I'm the girl that loved to play volleyball in middle school and high school and played for 5 years.  But in my 6th year, senior year of high school, I didn't make the team.  Realistically I never got invited to the summer camp that the varsity and some of the JV girls (the skinny/athletic ones) went to so I wasn't all that surprised that I wasn't considered one of the better players, but seniors had to be on varsity so I was excited to finally make it that year.  I was really cheated by not being on varsity my junior year as it was.  But that year I didn't make the team because my coach was a monster.  She asked me if I would be happy sitting on the bench all season.  We both knew I wouldn't be so I didn't make the team.  A couple of girls who were total pushovers and even worse than I was made the team because they were okay with it.  And they did sit on the bench the whole season.  My monster of a coach favored mediocre freshmen with "potential" over my proven mediocre consistency.  I knew I wasn't super fit or athletic but I pushed myself hard and wanted to be a part of the team...my coach just reenforced that I wasn't super fit or athletic and so I wasn't meant to do things like play volleyball.  I was 18 years old and attended a dinky little high school with less than 500 students; it wasn't exactly the sort of place where winning mattered a whole lot anyway.  What mattered more to me would have been being a part of the team, but my coach didn't care about our development in that way.

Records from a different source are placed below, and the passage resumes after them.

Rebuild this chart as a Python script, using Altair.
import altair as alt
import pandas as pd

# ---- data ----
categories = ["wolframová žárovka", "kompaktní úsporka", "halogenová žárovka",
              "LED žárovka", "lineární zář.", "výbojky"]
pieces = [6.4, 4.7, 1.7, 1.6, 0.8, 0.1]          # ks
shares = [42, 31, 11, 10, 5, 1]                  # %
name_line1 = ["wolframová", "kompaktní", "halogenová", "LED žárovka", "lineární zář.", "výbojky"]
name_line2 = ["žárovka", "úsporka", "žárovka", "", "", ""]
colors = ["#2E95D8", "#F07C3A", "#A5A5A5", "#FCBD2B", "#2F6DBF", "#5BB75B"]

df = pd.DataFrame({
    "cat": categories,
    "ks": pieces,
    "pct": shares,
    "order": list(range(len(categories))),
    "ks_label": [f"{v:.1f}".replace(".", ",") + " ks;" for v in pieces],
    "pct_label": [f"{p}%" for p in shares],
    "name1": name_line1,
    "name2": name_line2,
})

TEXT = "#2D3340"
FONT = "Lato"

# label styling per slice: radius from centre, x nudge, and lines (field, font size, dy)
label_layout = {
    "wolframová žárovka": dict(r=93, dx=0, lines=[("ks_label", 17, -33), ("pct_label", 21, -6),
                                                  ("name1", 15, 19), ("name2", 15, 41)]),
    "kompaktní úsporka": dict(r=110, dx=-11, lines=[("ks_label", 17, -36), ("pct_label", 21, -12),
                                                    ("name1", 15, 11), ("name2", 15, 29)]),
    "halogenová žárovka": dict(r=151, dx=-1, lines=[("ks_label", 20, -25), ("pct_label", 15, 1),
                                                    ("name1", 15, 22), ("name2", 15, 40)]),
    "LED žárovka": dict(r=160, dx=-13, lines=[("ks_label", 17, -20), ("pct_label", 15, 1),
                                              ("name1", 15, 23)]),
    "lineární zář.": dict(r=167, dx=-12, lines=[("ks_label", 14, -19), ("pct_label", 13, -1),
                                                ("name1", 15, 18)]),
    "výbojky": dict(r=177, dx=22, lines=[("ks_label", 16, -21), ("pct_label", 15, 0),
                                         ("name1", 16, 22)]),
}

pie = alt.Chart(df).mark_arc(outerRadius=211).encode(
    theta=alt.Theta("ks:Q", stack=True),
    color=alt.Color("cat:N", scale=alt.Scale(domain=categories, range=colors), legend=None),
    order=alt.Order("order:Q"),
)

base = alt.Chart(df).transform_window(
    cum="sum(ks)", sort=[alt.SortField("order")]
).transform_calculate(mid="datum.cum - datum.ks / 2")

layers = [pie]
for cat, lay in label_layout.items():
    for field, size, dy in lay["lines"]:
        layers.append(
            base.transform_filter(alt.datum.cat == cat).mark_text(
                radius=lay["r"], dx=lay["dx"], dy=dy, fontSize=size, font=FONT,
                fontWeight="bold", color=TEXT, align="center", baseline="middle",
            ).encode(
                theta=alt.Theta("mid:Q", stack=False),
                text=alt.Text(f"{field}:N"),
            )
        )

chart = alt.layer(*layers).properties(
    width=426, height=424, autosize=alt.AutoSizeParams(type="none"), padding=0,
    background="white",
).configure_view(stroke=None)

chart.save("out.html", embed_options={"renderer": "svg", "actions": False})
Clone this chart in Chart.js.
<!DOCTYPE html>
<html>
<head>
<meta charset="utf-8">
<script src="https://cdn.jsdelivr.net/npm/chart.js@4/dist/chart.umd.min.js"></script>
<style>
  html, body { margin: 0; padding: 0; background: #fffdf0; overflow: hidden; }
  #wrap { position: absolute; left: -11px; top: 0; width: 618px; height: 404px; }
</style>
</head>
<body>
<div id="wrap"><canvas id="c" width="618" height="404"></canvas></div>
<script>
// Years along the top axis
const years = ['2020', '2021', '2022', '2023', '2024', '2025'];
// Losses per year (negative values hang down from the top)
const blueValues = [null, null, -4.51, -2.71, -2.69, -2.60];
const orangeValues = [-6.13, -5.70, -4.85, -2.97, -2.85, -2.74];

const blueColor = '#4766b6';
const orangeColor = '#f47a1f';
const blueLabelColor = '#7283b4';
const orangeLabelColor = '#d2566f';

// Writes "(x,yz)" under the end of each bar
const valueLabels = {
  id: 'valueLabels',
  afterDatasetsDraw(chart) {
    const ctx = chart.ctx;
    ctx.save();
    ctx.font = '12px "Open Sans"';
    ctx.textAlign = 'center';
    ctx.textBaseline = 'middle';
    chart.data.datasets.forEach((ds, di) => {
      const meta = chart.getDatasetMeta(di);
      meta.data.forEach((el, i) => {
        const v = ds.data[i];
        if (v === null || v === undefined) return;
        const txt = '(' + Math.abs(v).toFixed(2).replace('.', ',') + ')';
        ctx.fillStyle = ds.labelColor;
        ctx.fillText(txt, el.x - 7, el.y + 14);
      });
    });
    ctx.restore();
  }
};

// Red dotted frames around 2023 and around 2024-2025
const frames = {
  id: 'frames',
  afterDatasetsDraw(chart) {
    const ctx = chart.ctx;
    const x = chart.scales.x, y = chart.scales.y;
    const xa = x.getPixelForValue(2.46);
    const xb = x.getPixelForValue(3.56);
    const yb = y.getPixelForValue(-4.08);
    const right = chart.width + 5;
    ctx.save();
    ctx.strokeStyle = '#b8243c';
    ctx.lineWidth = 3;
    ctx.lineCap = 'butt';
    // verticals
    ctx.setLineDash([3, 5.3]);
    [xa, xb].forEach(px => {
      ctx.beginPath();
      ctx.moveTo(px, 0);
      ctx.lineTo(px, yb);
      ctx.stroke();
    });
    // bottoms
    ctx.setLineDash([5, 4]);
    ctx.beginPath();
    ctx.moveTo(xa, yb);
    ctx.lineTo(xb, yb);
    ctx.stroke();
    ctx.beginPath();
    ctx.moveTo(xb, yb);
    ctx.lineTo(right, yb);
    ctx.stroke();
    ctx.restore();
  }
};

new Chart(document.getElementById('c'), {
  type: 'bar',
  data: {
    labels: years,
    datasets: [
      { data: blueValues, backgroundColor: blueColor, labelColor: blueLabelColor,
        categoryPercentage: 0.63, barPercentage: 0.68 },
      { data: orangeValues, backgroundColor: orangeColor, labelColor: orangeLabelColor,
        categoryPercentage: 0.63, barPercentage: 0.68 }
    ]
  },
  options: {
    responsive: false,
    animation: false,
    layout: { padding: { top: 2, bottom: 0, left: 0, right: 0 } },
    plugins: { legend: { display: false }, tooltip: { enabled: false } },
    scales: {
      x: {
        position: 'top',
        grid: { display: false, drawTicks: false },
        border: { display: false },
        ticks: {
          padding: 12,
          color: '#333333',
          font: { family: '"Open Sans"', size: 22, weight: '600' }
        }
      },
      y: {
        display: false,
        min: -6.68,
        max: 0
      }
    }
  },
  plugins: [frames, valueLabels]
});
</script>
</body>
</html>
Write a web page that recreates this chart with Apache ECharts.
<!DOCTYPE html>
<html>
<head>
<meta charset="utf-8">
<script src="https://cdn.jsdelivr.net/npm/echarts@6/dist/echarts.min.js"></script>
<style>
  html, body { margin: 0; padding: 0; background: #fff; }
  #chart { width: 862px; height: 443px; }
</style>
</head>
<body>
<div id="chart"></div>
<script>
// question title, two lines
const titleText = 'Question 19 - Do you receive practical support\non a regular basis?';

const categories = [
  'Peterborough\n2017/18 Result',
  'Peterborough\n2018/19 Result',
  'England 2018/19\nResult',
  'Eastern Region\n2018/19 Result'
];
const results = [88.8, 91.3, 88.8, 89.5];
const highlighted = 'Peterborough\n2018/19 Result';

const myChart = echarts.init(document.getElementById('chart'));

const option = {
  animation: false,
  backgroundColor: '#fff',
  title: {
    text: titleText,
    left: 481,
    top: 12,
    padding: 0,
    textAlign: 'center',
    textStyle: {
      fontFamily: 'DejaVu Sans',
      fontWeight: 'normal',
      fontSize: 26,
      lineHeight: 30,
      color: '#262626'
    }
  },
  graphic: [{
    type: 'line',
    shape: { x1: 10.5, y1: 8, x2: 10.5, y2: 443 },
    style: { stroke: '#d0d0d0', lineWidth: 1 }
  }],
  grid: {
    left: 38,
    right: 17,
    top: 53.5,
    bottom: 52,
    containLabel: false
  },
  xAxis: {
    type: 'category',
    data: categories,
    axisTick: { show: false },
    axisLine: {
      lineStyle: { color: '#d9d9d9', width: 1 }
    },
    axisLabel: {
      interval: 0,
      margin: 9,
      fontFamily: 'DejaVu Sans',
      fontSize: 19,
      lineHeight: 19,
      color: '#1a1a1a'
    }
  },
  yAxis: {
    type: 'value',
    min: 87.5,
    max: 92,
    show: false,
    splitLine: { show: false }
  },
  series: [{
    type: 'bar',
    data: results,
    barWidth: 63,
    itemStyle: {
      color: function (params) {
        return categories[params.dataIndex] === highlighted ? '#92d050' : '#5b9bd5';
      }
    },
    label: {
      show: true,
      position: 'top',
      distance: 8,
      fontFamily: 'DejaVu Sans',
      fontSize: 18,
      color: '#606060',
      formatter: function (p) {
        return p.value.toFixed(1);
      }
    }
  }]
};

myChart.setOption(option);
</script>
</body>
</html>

This is just one of many stories I have about bad fitness and gym class experiences.  It's these stories that have me realizing that creating my new body isn't as simple as just do this workout and eat/don't eat this food.  It's kind of funny how the workouts are actually the easy part: the hard part is sticking to the diet in the face of feelings that I'll never be good enough, and trying to see myself as a thin, fit, and beautiful woman.  When I look at myself in the mirror, as small as I am (a size 4!!!) I still see fat, and flaws.  I don't want my body image to become unhealthy and there's part of me that knows I should be seeing myself in the fit/beautiful way, but that's a lot easier said than done.  Changing your mind is a lot harder than changing your body.

Thursday, March 13, 2014

My Very 1st PB&J

I am 28 years old, and 2 days ago I just had my first peanut butter & jelly sandwich (on gluten-free bread of course).  Now I know, again, not paleo but it was on my bucket list which I've been diligently trying to check things off of (hello Mt. Rushmore!) and I thought one PB&J wouldn't kill me.

Why did it take me this long to try it? As a kid I liked peanut butter, liked jelly, and was not a huge fan of bread but obviously I ate it.  I liked peanut butter on bread, liked jelly on bread, but the idea of combining the two textures completely grossed me out.  And so, I managed to avoid ever eating a peanut butter and jelly sandwich as a child.  If you think that's weird then I'm fine with that.  Have I told you that I never put milk in my cereal (back when I ate cereal)?

Anyway, now that I'm an adult, the thought of the sweet and salt combination of PB&J intrigued me, so I decided to hit the dining hall for dinner on Tuesday when I was exhausted and Geoff was hungry enough to go for all-you-can-eat, and we both liked the idea of it not costing us anything.  Behold my first PB&J!



Nothing fancy, but definitely something I'd eat again.  I wanted them to put it in the panini press for me so it'd be melty and gooey, but Geoff told me to take it slow, lol.